Exercise prompt: Scan the listing below. Report each line that includes "code".

Records for this exercise:

━━━━━━━━━━━━━━━━━━━━━━━━━━━━━━

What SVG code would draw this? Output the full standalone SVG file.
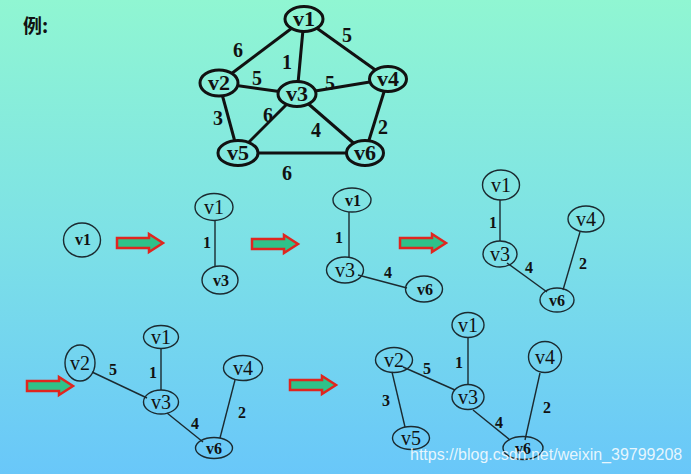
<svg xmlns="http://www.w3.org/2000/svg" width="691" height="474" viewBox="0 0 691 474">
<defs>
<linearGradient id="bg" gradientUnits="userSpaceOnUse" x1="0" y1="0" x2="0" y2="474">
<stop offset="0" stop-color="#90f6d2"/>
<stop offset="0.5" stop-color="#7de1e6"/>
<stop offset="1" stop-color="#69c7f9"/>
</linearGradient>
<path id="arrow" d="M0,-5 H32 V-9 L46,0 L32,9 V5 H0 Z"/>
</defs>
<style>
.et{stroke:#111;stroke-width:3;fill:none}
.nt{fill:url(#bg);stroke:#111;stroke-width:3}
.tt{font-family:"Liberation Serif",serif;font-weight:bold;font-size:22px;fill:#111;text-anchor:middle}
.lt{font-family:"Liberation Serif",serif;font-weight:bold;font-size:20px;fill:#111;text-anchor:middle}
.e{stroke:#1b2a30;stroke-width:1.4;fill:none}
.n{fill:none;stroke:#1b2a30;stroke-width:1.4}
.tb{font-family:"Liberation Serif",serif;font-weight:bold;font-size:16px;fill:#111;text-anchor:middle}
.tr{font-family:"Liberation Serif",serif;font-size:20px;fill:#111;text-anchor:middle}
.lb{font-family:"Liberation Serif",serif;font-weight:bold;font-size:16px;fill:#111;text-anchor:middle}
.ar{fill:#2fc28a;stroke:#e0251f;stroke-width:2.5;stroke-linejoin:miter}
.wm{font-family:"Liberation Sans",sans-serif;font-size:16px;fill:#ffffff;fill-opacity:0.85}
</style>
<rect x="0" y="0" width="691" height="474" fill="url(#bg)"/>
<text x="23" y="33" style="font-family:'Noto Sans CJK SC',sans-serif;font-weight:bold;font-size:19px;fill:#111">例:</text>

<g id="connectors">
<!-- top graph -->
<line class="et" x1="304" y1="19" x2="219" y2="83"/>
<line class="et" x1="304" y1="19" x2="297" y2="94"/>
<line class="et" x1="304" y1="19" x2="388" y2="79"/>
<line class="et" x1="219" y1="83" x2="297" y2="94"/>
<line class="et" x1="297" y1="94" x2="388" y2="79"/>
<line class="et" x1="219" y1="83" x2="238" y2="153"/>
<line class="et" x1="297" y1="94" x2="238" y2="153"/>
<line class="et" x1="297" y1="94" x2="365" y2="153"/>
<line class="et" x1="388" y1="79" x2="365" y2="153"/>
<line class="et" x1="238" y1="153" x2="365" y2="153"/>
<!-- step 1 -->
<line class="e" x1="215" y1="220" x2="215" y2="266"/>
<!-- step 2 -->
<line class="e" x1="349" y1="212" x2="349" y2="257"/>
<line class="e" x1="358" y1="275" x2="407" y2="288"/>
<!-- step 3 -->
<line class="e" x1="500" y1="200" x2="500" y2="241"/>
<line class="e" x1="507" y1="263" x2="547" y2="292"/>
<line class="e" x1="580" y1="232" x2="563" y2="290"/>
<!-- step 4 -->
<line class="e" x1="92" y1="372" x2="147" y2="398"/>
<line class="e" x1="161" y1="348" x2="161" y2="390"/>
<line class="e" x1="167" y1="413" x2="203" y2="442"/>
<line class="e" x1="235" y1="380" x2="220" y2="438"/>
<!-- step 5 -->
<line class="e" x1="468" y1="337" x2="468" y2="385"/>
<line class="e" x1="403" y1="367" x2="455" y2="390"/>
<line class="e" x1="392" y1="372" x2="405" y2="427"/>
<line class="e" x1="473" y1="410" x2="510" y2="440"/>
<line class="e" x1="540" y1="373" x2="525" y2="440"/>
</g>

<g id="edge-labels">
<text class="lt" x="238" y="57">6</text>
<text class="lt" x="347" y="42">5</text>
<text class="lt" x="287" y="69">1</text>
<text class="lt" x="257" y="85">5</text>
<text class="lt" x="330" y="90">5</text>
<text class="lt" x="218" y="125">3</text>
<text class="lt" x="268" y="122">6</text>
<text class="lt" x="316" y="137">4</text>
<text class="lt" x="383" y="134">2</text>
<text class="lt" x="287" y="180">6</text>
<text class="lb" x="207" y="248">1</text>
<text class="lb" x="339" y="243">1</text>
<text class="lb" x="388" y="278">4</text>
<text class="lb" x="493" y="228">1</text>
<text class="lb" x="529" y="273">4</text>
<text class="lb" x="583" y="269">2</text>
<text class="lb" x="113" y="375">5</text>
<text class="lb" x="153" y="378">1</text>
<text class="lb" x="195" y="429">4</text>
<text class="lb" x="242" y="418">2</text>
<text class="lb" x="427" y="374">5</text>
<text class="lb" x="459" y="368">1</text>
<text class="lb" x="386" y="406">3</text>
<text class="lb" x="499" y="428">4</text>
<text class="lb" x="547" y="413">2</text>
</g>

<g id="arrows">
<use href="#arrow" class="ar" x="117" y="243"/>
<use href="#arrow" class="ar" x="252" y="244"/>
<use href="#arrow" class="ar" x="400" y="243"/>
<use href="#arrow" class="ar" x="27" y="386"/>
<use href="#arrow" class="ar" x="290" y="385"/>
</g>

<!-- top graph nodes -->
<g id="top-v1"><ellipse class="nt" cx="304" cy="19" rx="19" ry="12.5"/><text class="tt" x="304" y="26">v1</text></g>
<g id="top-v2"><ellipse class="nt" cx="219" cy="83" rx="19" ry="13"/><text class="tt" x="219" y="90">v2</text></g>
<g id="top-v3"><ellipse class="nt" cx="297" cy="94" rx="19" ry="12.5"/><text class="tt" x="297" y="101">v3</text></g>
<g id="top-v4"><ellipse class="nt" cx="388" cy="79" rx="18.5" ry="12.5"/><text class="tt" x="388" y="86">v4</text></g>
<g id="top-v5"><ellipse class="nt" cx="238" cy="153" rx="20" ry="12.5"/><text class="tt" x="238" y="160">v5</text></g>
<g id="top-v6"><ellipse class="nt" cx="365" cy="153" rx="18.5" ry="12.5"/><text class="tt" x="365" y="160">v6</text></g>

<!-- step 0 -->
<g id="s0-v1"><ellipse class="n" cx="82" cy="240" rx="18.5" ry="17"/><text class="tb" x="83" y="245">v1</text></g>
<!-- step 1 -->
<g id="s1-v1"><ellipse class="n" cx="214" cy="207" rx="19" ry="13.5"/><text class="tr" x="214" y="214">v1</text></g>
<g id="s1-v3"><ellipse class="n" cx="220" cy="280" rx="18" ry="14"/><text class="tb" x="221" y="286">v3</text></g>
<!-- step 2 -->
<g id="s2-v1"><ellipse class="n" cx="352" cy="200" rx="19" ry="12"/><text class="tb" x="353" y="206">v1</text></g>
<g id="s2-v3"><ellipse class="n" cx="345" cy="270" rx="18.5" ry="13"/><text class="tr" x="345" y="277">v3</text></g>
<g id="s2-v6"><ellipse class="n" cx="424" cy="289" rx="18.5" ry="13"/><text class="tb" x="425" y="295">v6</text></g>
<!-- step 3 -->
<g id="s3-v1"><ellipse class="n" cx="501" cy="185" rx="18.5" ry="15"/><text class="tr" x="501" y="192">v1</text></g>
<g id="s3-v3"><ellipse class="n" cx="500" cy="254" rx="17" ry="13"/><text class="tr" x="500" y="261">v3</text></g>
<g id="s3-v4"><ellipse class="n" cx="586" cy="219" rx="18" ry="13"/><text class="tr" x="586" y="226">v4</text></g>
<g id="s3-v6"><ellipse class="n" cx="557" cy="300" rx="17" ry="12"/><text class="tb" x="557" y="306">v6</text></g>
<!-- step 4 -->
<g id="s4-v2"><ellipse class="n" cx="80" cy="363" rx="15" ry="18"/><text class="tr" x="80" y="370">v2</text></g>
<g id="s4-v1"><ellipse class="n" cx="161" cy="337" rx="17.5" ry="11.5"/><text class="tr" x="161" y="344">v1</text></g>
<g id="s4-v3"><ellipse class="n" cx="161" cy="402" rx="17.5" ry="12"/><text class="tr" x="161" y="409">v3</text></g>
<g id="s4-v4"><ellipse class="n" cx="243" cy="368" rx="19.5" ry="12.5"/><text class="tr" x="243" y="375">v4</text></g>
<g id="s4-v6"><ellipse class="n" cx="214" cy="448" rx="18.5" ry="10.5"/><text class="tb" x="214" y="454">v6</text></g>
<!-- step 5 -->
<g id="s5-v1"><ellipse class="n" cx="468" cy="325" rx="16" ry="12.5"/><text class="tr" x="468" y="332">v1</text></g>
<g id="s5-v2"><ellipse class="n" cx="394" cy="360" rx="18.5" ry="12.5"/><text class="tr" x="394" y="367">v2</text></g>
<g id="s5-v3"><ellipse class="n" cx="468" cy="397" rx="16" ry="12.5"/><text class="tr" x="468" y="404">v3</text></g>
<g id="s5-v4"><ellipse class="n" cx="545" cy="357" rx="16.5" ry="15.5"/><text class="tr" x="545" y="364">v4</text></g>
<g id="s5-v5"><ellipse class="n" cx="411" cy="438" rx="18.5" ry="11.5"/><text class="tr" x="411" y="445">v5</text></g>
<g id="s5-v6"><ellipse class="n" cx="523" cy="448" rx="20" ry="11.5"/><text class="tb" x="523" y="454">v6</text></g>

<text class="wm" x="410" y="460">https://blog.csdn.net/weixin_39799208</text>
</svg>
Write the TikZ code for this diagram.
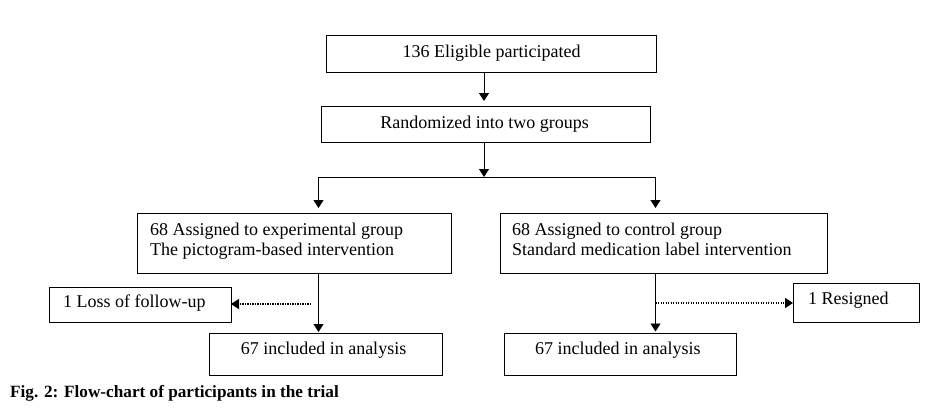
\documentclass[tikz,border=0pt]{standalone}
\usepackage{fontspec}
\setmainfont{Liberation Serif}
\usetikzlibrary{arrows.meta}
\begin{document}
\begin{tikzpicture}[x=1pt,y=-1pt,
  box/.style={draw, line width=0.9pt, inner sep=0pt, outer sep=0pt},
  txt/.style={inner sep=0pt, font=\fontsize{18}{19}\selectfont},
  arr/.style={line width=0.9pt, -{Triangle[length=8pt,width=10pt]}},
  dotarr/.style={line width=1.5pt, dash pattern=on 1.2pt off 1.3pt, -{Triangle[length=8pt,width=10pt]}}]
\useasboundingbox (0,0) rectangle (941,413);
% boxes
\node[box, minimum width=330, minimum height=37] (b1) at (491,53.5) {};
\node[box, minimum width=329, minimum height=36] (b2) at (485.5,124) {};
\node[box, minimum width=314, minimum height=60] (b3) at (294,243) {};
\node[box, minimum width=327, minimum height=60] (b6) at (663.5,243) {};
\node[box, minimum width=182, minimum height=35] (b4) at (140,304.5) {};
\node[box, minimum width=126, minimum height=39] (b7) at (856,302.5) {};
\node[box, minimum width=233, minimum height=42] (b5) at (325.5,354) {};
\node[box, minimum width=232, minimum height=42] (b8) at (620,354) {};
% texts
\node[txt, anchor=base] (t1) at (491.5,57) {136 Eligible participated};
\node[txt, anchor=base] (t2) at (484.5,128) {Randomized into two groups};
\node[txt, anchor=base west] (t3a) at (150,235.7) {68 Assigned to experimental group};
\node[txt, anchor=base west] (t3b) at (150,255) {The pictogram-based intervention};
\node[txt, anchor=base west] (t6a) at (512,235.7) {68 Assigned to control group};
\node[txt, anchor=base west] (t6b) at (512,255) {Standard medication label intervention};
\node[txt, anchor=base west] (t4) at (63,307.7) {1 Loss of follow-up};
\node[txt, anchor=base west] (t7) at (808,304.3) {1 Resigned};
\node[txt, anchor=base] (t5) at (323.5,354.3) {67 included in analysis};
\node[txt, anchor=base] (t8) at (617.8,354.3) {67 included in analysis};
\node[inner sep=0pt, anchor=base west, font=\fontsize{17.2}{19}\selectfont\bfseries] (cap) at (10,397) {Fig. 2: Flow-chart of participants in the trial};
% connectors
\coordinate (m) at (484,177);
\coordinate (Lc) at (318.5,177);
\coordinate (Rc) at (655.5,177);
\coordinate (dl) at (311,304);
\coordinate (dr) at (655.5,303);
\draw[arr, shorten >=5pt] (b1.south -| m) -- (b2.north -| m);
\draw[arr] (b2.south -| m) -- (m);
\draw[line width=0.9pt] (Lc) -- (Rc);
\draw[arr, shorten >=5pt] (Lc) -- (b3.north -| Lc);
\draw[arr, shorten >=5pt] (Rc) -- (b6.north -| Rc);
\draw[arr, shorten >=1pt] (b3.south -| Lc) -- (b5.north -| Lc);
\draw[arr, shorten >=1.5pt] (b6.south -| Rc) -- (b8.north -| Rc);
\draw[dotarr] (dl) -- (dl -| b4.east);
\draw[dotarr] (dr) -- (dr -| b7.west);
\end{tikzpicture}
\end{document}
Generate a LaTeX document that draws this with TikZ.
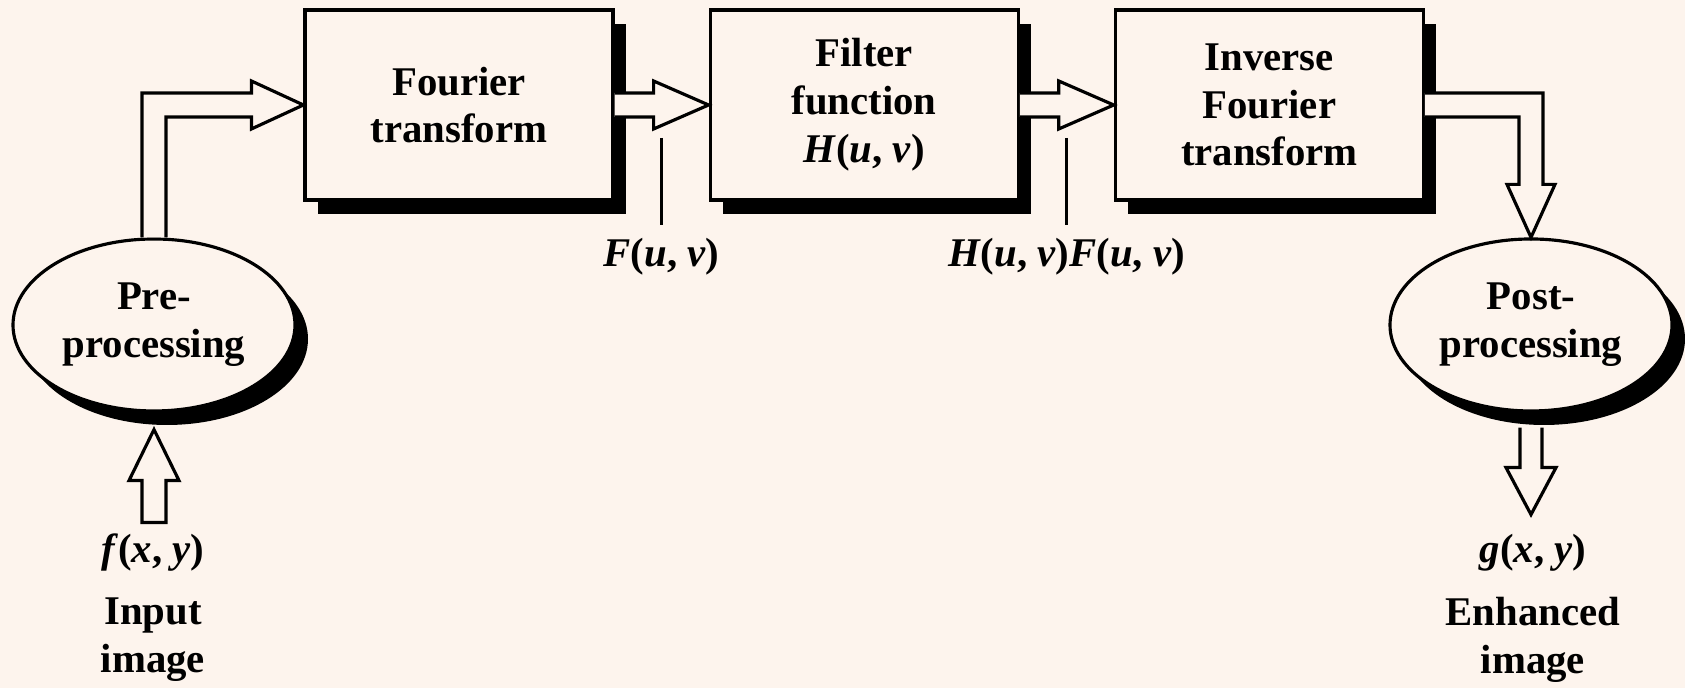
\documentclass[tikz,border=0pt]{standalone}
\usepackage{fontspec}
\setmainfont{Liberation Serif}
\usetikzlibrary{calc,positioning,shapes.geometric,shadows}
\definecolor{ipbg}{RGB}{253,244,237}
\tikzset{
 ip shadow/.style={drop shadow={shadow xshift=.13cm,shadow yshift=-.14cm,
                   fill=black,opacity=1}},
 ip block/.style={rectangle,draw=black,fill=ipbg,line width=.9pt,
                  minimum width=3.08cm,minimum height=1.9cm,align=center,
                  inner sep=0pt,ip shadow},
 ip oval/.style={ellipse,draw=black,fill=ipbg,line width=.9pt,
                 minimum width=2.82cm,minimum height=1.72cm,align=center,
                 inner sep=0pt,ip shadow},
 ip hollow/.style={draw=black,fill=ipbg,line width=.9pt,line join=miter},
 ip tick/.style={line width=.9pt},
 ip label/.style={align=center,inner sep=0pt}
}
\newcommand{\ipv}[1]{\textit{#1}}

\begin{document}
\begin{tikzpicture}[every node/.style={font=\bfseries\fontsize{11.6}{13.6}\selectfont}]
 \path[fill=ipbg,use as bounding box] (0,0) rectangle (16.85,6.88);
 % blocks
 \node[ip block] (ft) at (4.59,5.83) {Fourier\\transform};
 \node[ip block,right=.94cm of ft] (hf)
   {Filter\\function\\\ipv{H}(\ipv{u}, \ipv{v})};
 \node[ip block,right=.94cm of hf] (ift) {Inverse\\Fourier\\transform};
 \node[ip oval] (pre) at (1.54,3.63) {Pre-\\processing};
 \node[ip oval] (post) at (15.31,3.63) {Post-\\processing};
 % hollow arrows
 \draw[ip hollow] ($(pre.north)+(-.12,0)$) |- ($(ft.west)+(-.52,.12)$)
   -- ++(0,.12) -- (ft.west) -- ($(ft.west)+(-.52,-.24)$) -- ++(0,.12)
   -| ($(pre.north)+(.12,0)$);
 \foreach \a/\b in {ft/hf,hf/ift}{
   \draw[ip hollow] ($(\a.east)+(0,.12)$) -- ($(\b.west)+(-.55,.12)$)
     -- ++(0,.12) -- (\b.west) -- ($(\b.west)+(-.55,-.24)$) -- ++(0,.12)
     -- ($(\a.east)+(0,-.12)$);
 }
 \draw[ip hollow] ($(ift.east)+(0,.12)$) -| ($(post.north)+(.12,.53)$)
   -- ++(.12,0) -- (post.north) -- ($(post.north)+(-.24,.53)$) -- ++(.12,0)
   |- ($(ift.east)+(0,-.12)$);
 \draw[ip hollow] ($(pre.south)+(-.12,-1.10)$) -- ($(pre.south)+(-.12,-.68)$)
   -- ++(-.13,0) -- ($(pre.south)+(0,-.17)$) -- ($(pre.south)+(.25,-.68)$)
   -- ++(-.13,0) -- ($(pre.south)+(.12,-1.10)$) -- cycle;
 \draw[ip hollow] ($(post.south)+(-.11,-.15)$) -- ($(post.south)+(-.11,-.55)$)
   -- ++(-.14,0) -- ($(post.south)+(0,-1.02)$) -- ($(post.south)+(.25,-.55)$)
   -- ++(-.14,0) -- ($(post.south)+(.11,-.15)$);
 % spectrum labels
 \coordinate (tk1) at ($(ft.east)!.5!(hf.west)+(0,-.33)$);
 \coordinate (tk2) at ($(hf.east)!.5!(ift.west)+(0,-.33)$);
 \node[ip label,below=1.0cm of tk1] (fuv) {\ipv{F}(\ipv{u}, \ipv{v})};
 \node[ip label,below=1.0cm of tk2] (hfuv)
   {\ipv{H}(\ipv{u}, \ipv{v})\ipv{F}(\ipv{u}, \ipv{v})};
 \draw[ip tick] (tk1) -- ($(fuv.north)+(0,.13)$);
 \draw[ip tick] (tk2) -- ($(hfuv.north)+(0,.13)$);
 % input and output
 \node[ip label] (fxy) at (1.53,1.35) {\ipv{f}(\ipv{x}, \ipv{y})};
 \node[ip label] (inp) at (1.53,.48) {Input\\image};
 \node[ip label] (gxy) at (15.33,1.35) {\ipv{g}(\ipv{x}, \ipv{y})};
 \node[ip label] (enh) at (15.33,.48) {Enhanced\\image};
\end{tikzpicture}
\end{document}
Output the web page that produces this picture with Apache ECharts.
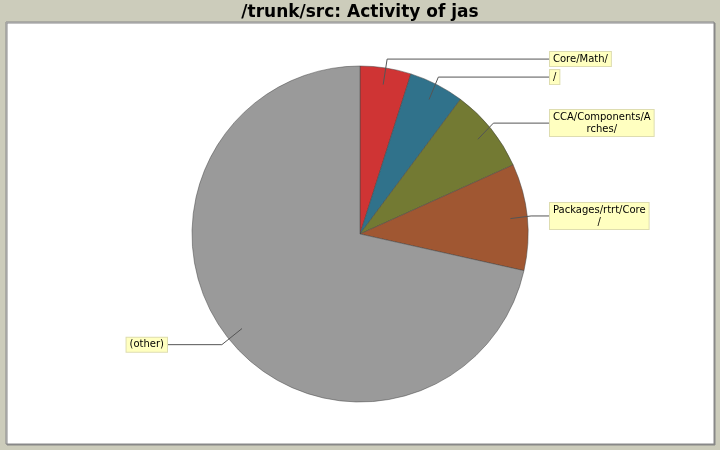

━━━━━━━━━━━━━━━━━━━━━━━━━━━━━━

Written answer:
What SVG code would draw this? Output the full standalone SVG file.
Write the TikZ code for this diagram.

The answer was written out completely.